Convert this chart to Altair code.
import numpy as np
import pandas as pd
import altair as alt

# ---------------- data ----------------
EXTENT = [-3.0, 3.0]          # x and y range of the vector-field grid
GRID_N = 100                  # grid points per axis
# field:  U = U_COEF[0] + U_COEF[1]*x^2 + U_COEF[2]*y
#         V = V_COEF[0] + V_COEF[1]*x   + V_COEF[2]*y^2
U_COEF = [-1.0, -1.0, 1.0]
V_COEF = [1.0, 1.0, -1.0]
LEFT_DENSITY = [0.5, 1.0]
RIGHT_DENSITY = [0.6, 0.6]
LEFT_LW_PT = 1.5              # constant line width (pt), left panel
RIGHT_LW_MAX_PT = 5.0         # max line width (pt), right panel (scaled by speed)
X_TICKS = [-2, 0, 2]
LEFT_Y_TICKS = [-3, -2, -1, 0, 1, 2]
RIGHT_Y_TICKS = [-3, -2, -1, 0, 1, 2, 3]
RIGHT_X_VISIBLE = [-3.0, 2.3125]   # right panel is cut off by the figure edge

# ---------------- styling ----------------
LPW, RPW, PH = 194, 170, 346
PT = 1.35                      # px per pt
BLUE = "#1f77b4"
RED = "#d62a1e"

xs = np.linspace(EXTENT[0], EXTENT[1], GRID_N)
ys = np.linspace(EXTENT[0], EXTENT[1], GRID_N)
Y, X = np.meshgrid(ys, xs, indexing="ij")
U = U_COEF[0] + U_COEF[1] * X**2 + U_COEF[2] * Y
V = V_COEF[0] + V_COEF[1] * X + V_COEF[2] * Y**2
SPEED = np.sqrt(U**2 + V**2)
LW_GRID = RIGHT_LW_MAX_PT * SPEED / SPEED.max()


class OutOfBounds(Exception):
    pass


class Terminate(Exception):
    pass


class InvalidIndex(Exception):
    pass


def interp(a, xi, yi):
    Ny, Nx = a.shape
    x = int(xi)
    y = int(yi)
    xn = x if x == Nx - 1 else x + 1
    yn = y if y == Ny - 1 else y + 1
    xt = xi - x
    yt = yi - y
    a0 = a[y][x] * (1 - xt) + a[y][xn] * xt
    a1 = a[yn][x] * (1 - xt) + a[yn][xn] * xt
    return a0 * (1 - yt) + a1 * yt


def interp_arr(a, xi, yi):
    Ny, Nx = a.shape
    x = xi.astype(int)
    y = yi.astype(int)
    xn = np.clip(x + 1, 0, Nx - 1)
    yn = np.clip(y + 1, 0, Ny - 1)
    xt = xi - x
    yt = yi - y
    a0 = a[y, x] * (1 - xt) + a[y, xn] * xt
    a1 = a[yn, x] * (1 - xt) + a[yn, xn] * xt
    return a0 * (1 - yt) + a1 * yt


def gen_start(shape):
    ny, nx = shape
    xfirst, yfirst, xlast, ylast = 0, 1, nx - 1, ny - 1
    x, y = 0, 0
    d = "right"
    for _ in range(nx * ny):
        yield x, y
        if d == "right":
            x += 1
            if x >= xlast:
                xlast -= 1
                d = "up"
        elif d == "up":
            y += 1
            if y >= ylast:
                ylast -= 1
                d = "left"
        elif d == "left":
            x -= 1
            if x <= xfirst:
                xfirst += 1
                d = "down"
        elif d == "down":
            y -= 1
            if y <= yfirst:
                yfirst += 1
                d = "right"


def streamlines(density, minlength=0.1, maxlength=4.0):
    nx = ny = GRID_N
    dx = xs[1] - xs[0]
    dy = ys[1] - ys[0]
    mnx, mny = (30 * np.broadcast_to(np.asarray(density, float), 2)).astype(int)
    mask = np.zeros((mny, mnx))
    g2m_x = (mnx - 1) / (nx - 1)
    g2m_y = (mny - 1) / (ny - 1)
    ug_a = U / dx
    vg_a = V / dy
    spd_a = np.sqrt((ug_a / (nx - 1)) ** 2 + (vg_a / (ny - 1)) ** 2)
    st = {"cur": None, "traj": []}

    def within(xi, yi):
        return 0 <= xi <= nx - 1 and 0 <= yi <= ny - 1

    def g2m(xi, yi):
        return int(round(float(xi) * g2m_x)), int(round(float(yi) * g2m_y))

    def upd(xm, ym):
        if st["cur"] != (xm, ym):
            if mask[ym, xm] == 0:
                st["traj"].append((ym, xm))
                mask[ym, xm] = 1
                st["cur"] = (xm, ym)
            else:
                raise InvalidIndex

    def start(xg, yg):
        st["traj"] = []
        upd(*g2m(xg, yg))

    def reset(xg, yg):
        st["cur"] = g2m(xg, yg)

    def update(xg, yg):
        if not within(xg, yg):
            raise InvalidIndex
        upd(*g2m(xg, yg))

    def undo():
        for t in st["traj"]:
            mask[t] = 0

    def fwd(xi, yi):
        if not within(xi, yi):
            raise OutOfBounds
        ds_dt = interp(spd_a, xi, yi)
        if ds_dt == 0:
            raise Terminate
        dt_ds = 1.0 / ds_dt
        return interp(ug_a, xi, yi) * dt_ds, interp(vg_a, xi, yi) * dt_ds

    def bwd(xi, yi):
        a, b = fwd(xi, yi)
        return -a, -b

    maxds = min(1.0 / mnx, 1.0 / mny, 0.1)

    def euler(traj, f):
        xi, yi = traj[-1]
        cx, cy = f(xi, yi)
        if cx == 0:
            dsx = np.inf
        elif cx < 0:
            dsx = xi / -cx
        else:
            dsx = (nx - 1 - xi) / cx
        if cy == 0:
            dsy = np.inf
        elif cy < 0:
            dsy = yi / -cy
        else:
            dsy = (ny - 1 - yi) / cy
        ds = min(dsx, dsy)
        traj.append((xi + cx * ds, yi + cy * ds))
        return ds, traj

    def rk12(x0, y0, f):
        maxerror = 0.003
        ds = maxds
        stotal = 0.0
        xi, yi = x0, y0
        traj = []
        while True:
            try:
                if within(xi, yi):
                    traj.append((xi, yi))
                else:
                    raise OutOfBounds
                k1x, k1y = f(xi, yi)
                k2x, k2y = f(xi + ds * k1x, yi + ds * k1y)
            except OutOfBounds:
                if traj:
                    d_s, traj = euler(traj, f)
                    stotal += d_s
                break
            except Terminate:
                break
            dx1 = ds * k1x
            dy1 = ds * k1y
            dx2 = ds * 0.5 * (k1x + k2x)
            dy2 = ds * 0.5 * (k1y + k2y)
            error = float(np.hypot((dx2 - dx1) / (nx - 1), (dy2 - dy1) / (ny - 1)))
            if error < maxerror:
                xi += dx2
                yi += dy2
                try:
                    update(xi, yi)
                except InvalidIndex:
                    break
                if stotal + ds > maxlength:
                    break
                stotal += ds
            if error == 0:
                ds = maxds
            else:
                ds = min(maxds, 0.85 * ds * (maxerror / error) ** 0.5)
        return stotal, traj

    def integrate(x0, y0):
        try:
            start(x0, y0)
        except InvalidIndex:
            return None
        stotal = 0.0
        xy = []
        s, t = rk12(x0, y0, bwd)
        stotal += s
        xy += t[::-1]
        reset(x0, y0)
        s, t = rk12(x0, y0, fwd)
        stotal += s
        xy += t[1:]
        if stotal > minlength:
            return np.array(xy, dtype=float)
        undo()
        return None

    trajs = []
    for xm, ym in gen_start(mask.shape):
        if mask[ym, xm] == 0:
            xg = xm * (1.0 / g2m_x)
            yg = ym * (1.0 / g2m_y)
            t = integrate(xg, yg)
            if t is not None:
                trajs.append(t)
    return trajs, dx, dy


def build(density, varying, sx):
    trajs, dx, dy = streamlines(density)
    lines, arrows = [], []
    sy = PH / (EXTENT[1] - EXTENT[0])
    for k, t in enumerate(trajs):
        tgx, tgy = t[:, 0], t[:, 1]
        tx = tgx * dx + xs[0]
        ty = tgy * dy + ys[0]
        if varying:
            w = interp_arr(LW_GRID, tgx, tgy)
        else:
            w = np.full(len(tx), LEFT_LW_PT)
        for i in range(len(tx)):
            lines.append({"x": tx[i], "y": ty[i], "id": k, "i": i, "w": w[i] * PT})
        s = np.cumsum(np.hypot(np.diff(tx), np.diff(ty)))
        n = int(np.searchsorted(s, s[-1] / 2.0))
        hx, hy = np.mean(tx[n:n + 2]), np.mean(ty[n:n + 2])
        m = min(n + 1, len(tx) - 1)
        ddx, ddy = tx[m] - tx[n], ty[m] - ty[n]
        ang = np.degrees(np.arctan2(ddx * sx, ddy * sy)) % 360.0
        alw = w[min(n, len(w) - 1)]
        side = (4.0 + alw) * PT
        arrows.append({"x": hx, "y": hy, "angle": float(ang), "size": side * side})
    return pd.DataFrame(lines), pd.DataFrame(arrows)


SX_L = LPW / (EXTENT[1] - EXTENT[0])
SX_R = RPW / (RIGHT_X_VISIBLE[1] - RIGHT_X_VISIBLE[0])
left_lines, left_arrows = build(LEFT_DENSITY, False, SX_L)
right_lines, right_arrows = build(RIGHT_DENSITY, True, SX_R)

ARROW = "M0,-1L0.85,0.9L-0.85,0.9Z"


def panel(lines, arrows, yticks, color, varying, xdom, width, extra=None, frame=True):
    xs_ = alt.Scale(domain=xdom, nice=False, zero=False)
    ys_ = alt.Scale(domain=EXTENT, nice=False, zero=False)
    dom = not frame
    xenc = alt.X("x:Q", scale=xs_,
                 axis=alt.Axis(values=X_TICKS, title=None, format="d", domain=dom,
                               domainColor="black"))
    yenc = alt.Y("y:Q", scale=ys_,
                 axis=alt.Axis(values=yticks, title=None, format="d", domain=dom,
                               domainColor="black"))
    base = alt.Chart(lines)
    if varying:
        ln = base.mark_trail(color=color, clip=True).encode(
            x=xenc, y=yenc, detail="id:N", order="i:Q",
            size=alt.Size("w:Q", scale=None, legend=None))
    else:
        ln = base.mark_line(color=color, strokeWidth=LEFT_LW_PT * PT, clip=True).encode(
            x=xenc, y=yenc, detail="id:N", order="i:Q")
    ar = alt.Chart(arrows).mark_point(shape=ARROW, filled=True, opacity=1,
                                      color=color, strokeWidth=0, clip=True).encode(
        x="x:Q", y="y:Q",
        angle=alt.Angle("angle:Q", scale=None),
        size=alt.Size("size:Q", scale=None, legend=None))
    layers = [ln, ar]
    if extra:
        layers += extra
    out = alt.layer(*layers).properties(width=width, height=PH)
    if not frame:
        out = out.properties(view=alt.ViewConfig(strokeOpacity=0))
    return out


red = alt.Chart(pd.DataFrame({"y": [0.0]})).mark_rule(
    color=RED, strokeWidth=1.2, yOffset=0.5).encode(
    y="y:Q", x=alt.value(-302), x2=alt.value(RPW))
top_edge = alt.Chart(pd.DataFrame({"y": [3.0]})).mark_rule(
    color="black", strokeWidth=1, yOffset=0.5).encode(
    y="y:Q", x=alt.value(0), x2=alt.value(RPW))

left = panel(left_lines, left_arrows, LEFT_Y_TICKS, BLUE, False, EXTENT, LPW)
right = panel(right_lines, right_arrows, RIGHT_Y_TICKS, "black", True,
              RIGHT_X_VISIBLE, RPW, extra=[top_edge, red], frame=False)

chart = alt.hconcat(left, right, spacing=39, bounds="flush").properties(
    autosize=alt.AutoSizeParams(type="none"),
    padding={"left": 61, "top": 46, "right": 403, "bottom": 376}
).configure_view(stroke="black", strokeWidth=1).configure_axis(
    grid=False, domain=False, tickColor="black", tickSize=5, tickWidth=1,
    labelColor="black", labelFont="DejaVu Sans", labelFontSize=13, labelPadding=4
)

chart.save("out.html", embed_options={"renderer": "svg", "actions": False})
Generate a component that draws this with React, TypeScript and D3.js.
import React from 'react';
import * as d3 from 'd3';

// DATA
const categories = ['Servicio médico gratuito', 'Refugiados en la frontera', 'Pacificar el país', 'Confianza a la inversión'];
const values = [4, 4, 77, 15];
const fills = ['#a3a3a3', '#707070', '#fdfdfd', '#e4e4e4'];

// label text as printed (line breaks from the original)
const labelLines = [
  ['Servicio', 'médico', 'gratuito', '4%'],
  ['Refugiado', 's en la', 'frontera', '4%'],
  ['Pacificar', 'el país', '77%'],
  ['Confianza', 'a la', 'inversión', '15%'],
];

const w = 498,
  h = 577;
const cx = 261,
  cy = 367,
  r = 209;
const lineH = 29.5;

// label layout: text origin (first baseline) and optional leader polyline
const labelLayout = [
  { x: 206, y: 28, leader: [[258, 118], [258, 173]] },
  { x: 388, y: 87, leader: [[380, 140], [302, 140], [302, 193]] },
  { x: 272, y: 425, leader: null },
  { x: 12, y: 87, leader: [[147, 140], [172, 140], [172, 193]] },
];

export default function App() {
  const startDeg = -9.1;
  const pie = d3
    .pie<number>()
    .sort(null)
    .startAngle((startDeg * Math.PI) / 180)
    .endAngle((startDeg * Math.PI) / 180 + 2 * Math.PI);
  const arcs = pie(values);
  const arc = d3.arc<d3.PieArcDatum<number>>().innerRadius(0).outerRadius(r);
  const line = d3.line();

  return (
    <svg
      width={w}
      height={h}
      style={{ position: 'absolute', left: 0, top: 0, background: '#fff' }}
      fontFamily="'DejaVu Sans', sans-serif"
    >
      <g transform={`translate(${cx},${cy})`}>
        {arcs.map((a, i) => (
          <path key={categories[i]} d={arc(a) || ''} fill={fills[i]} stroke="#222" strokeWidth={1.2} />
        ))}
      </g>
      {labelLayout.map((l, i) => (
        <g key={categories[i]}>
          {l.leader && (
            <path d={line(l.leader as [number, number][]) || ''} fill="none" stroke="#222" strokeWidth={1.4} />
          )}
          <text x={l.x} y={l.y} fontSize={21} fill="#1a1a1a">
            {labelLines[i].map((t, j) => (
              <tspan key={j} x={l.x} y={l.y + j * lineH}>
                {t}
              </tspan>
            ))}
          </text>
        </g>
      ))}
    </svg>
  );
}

DIRECTIVE: Write out the listing's lines exactly, from its first line through the line that contains "RIGHT_X_VISIBLE = [-3.0, 2.3125]", and stop there.

TASK RESULT:
Convert this chart to Altair code.
import numpy as np
import pandas as pd
import altair as alt

# ---------------- data ----------------
EXTENT = [-3.0, 3.0]          # x and y range of the vector-field grid
GRID_N = 100                  # grid points per axis
# field:  U = U_COEF[0] + U_COEF[1]*x^2 + U_COEF[2]*y
#         V = V_COEF[0] + V_COEF[1]*x   + V_COEF[2]*y^2
U_COEF = [-1.0, -1.0, 1.0]
V_COEF = [1.0, 1.0, -1.0]
LEFT_DENSITY = [0.5, 1.0]
RIGHT_DENSITY = [0.6, 0.6]
LEFT_LW_PT = 1.5              # constant line width (pt), left panel
RIGHT_LW_MAX_PT = 5.0         # max line width (pt), right panel (scaled by speed)
X_TICKS = [-2, 0, 2]
LEFT_Y_TICKS = [-3, -2, -1, 0, 1, 2]
RIGHT_Y_TICKS = [-3, -2, -1, 0, 1, 2, 3]
RIGHT_X_VISIBLE = [-3.0, 2.3125]   # right panel is cut off by the figure edge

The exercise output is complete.